The distinction that we now make between remedial and legal justice was theoretically held by the Anglo-Saxons, that is to say, repayment in money or kind for a civil offence, and death or some less punishment for an offence against the criminal code was recognised in their penal administration; but at the same time fines to expiate criminal injuries were also allowed, both in the shape of amercements to the Crown and of compensation to the injured.
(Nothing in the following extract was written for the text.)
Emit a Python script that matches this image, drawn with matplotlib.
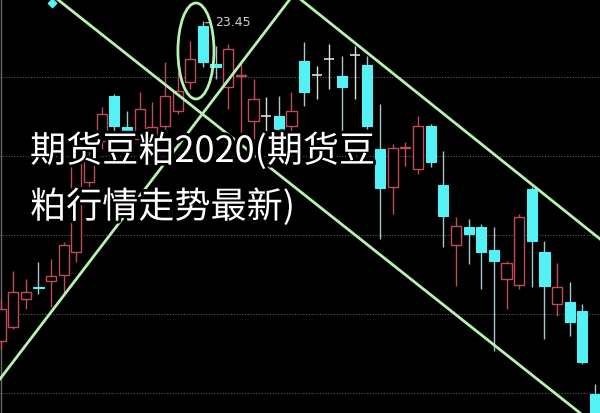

Homicides rendered themselves liable to a triple penalty, which, it appears, was the same whether the killing was wilful or whether it was accidental—one third part, called "Maegbote," being assigned to the next-of-kin to compensate him for the death of a relative; a second portion, or "Manbote," reconciling the thane to the loss of his vassal; and the remaining share, known as "Wite," passing to the king on account of the violence done to his peace.[15] Only offences of a particularly heinous description were "bootless" (bote-less), as those crimes for which no compensation was permitted were called—of such a nature were murder when committed in a church, and the slaying of a man asleep.

The fines payable by the aggressor in cases where minor personal injuries had been inflicted were carefully graduated; thus, for a cut one inch long on the face, the sum of two shillings had to be paid; if the wound was underneath the hair only half that sum was exacted; but should the victim have suffered the loss of an ear, he was compensated to the extent of thirty shillings, and so on.[16]

It would offend our modern ideas of justice if a murderer were allowed to go free on payment of a sum of money to the relatives of his victim, still more so if a portion of the fine went to the Sovereign; but the practice is common amongst semi-civilised communities, to whom the complex and costly methods we now employ would be at once unintelligible and impracticable.